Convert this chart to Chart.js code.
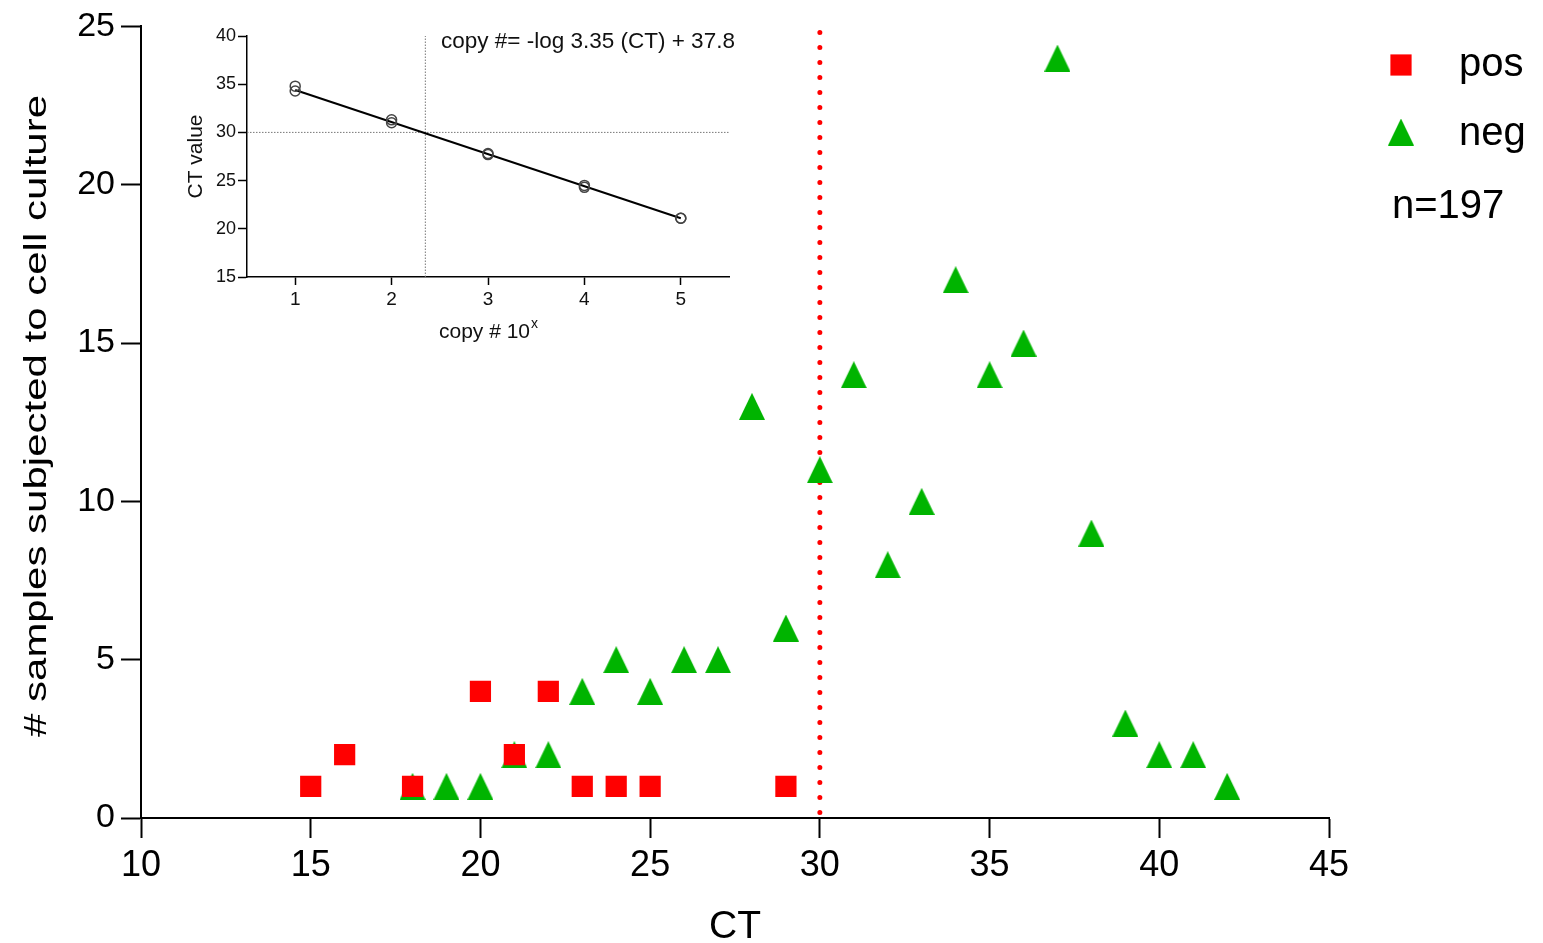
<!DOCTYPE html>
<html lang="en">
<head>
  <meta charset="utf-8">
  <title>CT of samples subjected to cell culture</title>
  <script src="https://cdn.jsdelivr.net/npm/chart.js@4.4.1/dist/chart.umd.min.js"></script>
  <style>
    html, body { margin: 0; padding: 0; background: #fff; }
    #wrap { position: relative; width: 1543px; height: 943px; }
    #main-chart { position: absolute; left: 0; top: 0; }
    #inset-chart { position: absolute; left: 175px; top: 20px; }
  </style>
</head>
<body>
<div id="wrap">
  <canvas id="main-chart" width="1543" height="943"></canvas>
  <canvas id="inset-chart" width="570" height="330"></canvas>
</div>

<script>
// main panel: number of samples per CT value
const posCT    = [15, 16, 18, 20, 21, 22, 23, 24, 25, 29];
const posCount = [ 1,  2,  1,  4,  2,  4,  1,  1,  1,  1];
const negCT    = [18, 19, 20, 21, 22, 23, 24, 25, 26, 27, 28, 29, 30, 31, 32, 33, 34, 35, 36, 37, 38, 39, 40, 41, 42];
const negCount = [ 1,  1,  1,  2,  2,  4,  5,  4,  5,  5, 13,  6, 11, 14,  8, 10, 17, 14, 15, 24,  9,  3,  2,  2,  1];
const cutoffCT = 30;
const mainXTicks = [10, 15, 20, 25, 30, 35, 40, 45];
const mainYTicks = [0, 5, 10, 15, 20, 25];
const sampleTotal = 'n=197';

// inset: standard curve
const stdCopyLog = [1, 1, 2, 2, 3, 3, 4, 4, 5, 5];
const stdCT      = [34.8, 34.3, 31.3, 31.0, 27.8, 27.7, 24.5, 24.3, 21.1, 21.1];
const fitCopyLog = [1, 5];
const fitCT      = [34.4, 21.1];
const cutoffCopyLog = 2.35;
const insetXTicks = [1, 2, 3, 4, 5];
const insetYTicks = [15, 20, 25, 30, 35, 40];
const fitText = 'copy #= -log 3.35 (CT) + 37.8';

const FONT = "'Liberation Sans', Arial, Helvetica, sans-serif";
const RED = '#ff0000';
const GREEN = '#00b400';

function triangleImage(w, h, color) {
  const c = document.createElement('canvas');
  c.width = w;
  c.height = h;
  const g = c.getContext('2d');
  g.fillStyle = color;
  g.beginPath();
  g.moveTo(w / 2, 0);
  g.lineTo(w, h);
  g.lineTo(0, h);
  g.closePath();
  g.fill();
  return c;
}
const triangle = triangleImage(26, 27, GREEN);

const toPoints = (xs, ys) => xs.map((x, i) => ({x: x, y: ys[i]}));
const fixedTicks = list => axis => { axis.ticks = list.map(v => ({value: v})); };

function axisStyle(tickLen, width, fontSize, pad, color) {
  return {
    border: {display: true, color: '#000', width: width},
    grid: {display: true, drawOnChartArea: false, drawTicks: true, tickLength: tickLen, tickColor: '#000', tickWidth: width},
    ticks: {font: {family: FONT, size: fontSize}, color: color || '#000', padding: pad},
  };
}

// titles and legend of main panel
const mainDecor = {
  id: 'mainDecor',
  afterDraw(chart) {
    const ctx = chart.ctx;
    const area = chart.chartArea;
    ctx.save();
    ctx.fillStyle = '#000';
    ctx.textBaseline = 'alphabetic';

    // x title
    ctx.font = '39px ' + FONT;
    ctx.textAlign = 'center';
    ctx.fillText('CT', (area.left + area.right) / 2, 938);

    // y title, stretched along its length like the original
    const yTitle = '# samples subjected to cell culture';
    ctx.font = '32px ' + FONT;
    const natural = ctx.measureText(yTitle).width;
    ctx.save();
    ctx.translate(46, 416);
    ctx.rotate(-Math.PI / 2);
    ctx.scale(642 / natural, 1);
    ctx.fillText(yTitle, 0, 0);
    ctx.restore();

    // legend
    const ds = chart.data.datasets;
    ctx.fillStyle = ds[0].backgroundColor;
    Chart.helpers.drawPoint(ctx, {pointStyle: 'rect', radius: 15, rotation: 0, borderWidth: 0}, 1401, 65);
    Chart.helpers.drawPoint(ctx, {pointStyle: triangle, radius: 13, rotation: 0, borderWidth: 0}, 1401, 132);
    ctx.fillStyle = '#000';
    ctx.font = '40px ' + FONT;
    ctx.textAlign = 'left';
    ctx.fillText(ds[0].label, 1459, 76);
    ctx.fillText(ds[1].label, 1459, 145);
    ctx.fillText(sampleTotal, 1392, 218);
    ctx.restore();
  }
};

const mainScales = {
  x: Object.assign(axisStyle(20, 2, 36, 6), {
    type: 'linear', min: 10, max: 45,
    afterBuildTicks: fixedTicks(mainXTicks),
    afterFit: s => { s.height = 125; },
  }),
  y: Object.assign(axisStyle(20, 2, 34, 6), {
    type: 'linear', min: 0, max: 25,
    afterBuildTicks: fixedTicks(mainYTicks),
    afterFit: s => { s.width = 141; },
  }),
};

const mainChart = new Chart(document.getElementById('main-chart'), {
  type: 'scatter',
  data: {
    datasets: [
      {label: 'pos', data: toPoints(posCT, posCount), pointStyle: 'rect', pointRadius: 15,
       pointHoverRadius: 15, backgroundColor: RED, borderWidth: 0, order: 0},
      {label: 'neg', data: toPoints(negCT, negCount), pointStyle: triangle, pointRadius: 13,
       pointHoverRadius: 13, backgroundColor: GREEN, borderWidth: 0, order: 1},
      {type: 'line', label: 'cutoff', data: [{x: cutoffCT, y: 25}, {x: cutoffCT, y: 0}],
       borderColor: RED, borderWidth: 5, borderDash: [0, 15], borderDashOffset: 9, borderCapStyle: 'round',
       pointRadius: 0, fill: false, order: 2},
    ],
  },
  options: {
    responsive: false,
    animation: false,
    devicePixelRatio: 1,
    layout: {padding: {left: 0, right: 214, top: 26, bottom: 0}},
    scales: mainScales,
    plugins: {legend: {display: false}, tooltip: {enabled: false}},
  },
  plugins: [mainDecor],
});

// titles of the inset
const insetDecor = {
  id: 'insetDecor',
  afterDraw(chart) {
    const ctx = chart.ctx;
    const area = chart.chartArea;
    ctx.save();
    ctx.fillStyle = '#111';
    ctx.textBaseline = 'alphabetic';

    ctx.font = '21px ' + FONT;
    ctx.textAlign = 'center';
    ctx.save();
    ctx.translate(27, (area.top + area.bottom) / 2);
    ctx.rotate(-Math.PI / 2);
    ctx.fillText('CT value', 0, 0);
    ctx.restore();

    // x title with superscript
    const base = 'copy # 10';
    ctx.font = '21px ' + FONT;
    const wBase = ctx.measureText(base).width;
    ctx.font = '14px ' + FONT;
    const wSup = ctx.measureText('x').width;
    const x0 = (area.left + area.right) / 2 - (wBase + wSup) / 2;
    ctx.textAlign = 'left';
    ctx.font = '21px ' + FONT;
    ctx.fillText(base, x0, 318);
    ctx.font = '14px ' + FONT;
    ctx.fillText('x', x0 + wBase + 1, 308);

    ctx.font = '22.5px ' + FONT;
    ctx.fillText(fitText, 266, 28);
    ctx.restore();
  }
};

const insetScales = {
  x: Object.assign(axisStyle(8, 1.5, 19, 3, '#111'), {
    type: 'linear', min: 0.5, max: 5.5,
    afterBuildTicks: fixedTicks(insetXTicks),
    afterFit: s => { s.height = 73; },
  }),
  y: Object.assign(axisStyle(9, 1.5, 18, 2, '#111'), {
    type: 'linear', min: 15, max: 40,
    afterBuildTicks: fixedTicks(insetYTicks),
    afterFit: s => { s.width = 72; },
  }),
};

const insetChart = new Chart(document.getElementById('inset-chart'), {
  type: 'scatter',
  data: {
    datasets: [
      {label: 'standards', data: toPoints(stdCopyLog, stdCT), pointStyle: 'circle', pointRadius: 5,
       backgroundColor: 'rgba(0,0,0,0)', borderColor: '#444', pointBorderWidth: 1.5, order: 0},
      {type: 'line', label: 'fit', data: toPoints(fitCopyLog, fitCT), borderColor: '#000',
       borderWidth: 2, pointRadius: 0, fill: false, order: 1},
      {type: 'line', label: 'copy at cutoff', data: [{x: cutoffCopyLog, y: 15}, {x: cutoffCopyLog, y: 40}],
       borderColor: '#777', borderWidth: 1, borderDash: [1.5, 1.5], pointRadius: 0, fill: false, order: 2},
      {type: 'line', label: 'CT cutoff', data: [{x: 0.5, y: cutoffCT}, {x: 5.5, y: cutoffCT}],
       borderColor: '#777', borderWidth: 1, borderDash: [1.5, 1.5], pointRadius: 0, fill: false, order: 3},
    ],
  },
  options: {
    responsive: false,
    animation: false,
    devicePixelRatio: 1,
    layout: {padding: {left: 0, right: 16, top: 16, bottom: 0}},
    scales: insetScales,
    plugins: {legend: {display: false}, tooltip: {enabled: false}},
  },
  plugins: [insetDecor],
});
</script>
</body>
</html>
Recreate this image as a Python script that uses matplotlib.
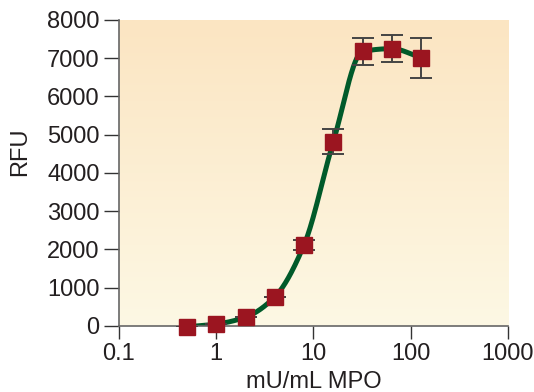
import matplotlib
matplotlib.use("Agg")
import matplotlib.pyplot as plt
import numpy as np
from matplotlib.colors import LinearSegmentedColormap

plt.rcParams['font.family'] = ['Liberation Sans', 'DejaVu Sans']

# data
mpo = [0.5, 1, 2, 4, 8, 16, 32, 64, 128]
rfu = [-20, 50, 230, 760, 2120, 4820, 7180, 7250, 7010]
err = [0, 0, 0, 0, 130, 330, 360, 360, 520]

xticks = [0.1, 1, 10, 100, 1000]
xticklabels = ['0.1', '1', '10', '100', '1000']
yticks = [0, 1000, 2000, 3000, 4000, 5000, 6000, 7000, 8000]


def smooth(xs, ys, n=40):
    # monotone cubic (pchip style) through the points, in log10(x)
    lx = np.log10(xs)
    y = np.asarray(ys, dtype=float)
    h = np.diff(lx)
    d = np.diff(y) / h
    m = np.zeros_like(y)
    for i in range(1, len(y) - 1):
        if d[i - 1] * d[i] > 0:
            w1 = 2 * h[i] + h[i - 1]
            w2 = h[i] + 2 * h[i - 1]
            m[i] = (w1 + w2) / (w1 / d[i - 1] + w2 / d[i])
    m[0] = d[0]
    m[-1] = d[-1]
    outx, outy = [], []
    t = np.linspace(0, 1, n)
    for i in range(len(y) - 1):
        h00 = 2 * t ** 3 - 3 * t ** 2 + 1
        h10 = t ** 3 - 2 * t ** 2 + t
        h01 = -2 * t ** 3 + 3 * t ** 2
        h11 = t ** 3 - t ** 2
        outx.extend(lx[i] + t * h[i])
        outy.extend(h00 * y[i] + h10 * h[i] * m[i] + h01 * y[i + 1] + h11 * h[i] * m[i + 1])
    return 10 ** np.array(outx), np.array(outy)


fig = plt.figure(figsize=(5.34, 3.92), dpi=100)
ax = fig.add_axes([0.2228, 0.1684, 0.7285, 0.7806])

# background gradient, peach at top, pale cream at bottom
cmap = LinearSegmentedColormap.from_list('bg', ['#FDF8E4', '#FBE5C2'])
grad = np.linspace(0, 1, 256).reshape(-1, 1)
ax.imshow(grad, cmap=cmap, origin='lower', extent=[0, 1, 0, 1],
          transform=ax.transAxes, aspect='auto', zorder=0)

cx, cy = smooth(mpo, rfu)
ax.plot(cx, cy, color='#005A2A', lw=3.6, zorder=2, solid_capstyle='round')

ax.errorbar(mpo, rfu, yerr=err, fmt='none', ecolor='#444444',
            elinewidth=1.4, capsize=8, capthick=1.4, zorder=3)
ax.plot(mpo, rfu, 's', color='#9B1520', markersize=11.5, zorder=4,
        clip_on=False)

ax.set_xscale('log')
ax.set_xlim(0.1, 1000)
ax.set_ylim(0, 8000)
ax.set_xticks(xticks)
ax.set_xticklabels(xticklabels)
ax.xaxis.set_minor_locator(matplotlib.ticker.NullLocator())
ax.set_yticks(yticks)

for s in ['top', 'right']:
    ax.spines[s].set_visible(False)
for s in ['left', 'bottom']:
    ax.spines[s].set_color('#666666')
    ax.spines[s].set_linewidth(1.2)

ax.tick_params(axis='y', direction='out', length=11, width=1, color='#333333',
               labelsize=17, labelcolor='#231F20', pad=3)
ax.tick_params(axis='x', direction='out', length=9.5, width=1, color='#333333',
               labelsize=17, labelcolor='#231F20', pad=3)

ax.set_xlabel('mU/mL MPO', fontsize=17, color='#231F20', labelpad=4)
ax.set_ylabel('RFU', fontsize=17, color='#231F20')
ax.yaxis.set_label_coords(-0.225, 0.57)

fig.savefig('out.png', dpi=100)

= = = =

• **To do**: In the listing above, find the line with "Recreate this image" and the line with "yticks = [0, 1000, 2000, 3000, 4000, 5000, 6000, 7000, 8000]". Set down exactly those lines and everything between them, skipping pictures.

• **Result**:
Recreate this image as a Python script that uses matplotlib.
import matplotlib
matplotlib.use("Agg")
import matplotlib.pyplot as plt
import numpy as np
from matplotlib.colors import LinearSegmentedColormap

plt.rcParams['font.family'] = ['Liberation Sans', 'DejaVu Sans']

# data
mpo = [0.5, 1, 2, 4, 8, 16, 32, 64, 128]
rfu = [-20, 50, 230, 760, 2120, 4820, 7180, 7250, 7010]
err = [0, 0, 0, 0, 130, 330, 360, 360, 520]

xticks = [0.1, 1, 10, 100, 1000]
xticklabels = ['0.1', '1', '10', '100', '1000']
yticks = [0, 1000, 2000, 3000, 4000, 5000, 6000, 7000, 8000]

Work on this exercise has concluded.